» Set exercise
Output the material exactly, but drop every image it holds.

» Data provided
######

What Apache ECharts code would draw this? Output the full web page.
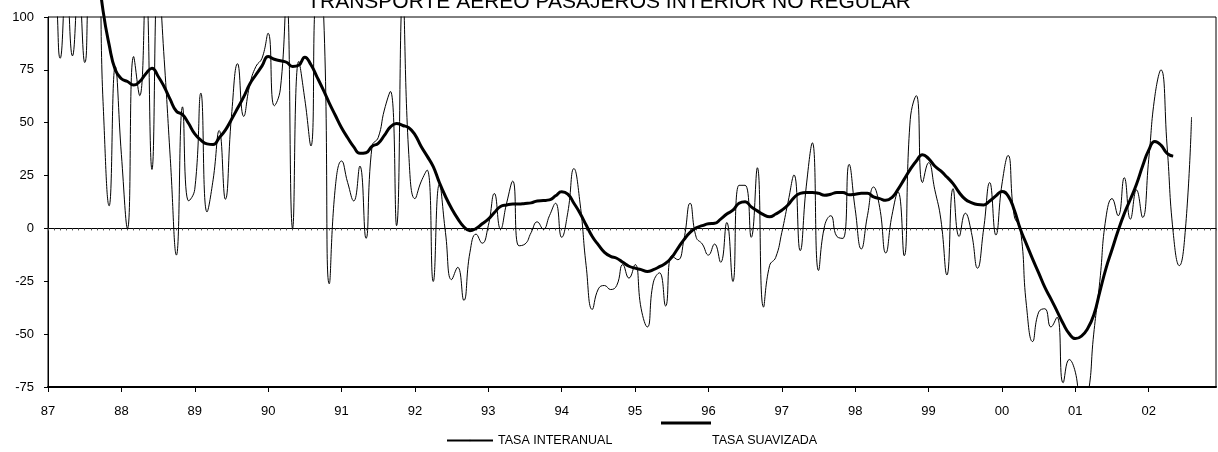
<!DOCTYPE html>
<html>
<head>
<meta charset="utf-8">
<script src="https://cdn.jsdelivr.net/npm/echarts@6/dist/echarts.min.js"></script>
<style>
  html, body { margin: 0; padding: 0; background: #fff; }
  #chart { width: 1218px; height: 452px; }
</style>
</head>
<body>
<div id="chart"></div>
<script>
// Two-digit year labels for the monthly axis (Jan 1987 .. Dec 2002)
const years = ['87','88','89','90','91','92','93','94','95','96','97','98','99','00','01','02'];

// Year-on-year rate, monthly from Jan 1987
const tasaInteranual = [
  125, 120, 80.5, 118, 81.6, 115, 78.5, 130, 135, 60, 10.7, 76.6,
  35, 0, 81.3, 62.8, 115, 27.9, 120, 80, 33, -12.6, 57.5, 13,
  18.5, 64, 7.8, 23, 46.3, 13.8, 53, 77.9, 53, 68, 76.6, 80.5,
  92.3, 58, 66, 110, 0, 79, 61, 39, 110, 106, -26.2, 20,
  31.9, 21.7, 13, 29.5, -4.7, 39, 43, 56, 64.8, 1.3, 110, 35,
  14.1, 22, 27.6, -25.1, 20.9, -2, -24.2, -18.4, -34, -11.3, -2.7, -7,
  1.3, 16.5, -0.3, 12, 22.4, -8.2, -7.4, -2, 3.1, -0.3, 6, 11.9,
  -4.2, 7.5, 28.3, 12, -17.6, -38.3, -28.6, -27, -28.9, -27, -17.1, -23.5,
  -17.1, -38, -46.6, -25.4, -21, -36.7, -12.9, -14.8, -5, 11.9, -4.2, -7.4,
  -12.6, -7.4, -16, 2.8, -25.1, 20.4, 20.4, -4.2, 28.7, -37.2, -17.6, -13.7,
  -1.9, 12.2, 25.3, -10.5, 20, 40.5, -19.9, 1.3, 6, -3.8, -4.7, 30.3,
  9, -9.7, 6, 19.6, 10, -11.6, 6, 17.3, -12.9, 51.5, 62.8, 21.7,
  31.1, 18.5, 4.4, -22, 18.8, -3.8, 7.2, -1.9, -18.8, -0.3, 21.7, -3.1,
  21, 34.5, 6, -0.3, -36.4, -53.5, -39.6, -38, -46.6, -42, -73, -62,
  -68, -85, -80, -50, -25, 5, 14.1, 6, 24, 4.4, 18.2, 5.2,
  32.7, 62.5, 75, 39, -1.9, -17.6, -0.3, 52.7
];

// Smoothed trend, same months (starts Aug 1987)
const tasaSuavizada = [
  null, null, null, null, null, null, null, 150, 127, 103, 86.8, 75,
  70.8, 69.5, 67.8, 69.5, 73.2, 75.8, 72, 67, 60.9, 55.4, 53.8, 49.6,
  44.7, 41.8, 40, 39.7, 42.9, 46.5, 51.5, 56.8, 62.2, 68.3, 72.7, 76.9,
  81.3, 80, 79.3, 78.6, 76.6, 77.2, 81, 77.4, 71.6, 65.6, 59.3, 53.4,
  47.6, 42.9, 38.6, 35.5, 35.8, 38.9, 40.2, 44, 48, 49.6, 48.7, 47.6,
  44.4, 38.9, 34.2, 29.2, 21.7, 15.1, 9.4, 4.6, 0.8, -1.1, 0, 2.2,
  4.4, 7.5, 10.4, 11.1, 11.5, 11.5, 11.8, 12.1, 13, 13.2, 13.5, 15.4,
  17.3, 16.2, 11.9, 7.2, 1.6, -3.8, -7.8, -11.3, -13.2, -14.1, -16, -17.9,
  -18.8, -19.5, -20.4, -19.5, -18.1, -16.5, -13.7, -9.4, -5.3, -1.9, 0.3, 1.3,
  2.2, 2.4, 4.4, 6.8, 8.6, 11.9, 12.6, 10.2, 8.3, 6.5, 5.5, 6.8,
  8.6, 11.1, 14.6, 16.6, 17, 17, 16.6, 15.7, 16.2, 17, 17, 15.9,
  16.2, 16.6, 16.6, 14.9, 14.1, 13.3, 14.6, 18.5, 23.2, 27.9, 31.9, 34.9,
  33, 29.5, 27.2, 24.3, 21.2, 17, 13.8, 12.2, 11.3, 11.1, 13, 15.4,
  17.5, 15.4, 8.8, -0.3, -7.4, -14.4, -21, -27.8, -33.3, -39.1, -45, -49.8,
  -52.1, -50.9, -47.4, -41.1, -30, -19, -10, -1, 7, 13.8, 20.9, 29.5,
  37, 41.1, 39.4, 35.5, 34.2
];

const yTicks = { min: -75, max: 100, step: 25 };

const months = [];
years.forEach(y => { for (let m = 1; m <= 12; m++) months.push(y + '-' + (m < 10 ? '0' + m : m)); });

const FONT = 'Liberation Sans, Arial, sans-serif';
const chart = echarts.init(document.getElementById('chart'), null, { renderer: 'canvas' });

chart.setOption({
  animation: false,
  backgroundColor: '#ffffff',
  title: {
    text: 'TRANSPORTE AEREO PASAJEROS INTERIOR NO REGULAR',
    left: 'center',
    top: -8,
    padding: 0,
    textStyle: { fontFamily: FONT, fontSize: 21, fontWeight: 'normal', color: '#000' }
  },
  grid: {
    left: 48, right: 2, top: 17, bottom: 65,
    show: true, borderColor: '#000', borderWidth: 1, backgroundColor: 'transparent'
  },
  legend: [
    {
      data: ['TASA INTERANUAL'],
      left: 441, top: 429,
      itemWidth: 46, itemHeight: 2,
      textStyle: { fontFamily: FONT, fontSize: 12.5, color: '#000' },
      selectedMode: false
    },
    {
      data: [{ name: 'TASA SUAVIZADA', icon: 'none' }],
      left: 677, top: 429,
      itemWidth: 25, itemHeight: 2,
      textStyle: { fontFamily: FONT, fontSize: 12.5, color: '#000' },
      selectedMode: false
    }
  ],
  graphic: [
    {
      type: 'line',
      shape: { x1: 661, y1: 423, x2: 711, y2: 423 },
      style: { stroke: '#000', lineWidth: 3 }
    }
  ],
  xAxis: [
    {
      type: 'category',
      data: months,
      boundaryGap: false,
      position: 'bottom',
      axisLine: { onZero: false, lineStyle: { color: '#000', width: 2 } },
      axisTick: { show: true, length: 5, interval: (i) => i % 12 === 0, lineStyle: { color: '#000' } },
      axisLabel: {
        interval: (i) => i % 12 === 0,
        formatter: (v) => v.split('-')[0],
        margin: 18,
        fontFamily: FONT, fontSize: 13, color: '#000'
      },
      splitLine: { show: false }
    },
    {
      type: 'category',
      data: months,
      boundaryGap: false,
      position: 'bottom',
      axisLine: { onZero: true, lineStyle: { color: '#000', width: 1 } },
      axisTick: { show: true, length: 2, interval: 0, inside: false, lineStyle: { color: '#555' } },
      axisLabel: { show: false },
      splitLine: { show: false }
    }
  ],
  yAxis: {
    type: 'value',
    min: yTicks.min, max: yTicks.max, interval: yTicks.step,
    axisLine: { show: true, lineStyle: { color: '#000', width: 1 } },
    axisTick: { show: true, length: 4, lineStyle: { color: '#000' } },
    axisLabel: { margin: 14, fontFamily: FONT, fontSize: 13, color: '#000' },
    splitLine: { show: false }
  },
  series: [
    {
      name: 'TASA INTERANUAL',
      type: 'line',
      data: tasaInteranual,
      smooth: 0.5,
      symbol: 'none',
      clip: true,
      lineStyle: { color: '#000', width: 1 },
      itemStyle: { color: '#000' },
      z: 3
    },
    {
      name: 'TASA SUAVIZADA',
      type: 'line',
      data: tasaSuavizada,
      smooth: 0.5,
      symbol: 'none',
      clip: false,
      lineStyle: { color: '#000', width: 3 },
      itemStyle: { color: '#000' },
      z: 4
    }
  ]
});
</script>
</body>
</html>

######

» Final result
What Apache ECharts code would draw this? Output the full web page.
<!DOCTYPE html>
<html>
<head>
<meta charset="utf-8">
<script src="https://cdn.jsdelivr.net/npm/echarts@6/dist/echarts.min.js"></script>
<style>
  html, body { margin: 0; padding: 0; background: #fff; }
  #chart { width: 1218px; height: 452px; }
</style>
</head>
<body>
<div id="chart"></div>
<script>
// Two-digit year labels for the monthly axis (Jan 1987 .. Dec 2002)
const years = ['87','88','89','90','91','92','93','94','95','96','97','98','99','00','01','02'];

// Year-on-year rate, monthly from Jan 1987
const tasaInteranual = [
  125, 120, 80.5, 118, 81.6, 115, 78.5, 130, 135, 60, 10.7, 76.6,
  35, 0, 81.3, 62.8, 115, 27.9, 120, 80, 33, -12.6, 57.5, 13,
  18.5, 64, 7.8, 23, 46.3, 13.8, 53, 77.9, 53, 68, 76.6, 80.5,
  92.3, 58, 66, 110, 0, 79, 61, 39, 110, 106, -26.2, 20,
  31.9, 21.7, 13, 29.5, -4.7, 39, 43, 56, 64.8, 1.3, 110, 35,
  14.1, 22, 27.6, -25.1, 20.9, -2, -24.2, -18.4, -34, -11.3, -2.7, -7,
  1.3, 16.5, -0.3, 12, 22.4, -8.2, -7.4, -2, 3.1, -0.3, 6, 11.9,
  -4.2, 7.5, 28.3, 12, -17.6, -38.3, -28.6, -27, -28.9, -27, -17.1, -23.5,
  -17.1, -38, -46.6, -25.4, -21, -36.7, -12.9, -14.8, -5, 11.9, -4.2, -7.4,
  -12.6, -7.4, -16, 2.8, -25.1, 20.4, 20.4, -4.2, 28.7, -37.2, -17.6, -13.7,
  -1.9, 12.2, 25.3, -10.5, 20, 40.5, -19.9, 1.3, 6, -3.8, -4.7, 30.3,
  9, -9.7, 6, 19.6, 10, -11.6, 6, 17.3, -12.9, 51.5, 62.8, 21.7,
  31.1, 18.5, 4.4, -22, 18.8, -3.8, 7.2, -1.9, -18.8, -0.3, 21.7, -3.1,
  21, 34.5, 6, -0.3, -36.4, -53.5, -39.6, -38, -46.6, -42, -73, -62,
  -68, -85, -80, -50, -25, 5, 14.1, 6, 24, 4.4, 18.2, 5.2,
  32.7, 62.5, 75, 39, -1.9, -17.6, -0.3, 52.7
];

// Smoothed trend, same months (starts Aug 1987)
const tasaSuavizada = [
  null, null, null, null, null, null, null, 150, 127, 103, 86.8, 75,
  70.8, 69.5, 67.8, 69.5, 73.2, 75.8, 72, 67, 60.9, 55.4, 53.8, 49.6,
  44.7, 41.8, 40, 39.7, 42.9, 46.5, 51.5, 56.8, 62.2, 68.3, 72.7, 76.9,
  81.3, 80, 79.3, 78.6, 76.6, 77.2, 81, 77.4, 71.6, 65.6, 59.3, 53.4,
  47.6, 42.9, 38.6, 35.5, 35.8, 38.9, 40.2, 44, 48, 49.6, 48.7, 47.6,
  44.4, 38.9, 34.2, 29.2, 21.7, 15.1, 9.4, 4.6, 0.8, -1.1, 0, 2.2,
  4.4, 7.5, 10.4, 11.1, 11.5, 11.5, 11.8, 12.1, 13, 13.2, 13.5, 15.4,
  17.3, 16.2, 11.9, 7.2, 1.6, -3.8, -7.8, -11.3, -13.2, -14.1, -16, -17.9,
  -18.8, -19.5, -20.4, -19.5, -18.1, -16.5, -13.7, -9.4, -5.3, -1.9, 0.3, 1.3,
  2.2, 2.4, 4.4, 6.8, 8.6, 11.9, 12.6, 10.2, 8.3, 6.5, 5.5, 6.8,
  8.6, 11.1, 14.6, 16.6, 17, 17, 16.6, 15.7, 16.2, 17, 17, 15.9,
  16.2, 16.6, 16.6, 14.9, 14.1, 13.3, 14.6, 18.5, 23.2, 27.9, 31.9, 34.9,
  33, 29.5, 27.2, 24.3, 21.2, 17, 13.8, 12.2, 11.3, 11.1, 13, 15.4,
  17.5, 15.4, 8.8, -0.3, -7.4, -14.4, -21, -27.8, -33.3, -39.1, -45, -49.8,
  -52.1, -50.9, -47.4, -41.1, -30, -19, -10, -1, 7, 13.8, 20.9, 29.5,
  37, 41.1, 39.4, 35.5, 34.2
];

const yTicks = { min: -75, max: 100, step: 25 };

const months = [];
years.forEach(y => { for (let m = 1; m <= 12; m++) months.push(y + '-' + (m < 10 ? '0' + m : m)); });

const FONT = 'Liberation Sans, Arial, sans-serif';
const chart = echarts.init(document.getElementById('chart'), null, { renderer: 'canvas' });

chart.setOption({
  animation: false,
  backgroundColor: '#ffffff',
  title: {
    text: 'TRANSPORTE AEREO PASAJEROS INTERIOR NO REGULAR',
    left: 'center',
    top: -8,
    padding: 0,
    textStyle: { fontFamily: FONT, fontSize: 21, fontWeight: 'normal', color: '#000' }
  },
  grid: {
    left: 48, right: 2, top: 17, bottom: 65,
    show: true, borderColor: '#000', borderWidth: 1, backgroundColor: 'transparent'
  },
  legend: [
    {
      data: ['TASA INTERANUAL'],
      left: 441, top: 429,
      itemWidth: 46, itemHeight: 2,
      textStyle: { fontFamily: FONT, fontSize: 12.5, color: '#000' },
      selectedMode: false
    },
    {
      data: [{ name: 'TASA SUAVIZADA', icon: 'none' }],
      left: 677, top: 429,
      itemWidth: 25, itemHeight: 2,
      textStyle: { fontFamily: FONT, fontSize: 12.5, color: '#000' },
      selectedMode: false
    }
  ],
  graphic: [
    {
      type: 'line',
      shape: { x1: 661, y1: 423, x2: 711, y2: 423 },
      style: { stroke: '#000', lineWidth: 3 }
    }
  ],
  xAxis: [
    {
      type: 'category',
      data: months,
      boundaryGap: false,
      position: 'bottom',
      axisLine: { onZero: false, lineStyle: { color: '#000', width: 2 } },
      axisTick: { show: true, length: 5, interval: (i) => i % 12 === 0, lineStyle: { color: '#000' } },
      axisLabel: {
        interval: (i) => i % 12 === 0,
        formatter: (v) => v.split('-')[0],
        margin: 18,
        fontFamily: FONT, fontSize: 13, color: '#000'
      },
      splitLine: { show: false }
    },
    {
      type: 'category',
      data: months,
      boundaryGap: false,
      position: 'bottom',
      axisLine: { onZero: true, lineStyle: { color: '#000', width: 1 } },
      axisTick: { show: true, length: 2, interval: 0, inside: false, lineStyle: { color: '#555' } },
      axisLabel: { show: false },
      splitLine: { show: false }
    }
  ],
  yAxis: {
    type: 'value',
    min: yTicks.min, max: yTicks.max, interval: yTicks.step,
    axisLine: { show: true, lineStyle: { color: '#000', width: 1 } },
    axisTick: { show: true, length: 4, lineStyle: { color: '#000' } },
    axisLabel: { margin: 14, fontFamily: FONT, fontSize: 13, color: '#000' },
    splitLine: { show: false }
  },
  series: [
    {
      name: 'TASA INTERANUAL',
      type: 'line',
      data: tasaInteranual,
      smooth: 0.5,
      symbol: 'none',
      clip: true,
      lineStyle: { color: '#000', width: 1 },
      itemStyle: { color: '#000' },
      z: 3
    },
    {
      name: 'TASA SUAVIZADA',
      type: 'line',
      data: tasaSuavizada,
      smooth: 0.5,
      symbol: 'none',
      clip: false,
      lineStyle: { color: '#000', width: 3 },
      itemStyle: { color: '#000' },
      z: 4
    }
  ]
});
</script>
</body>
</html>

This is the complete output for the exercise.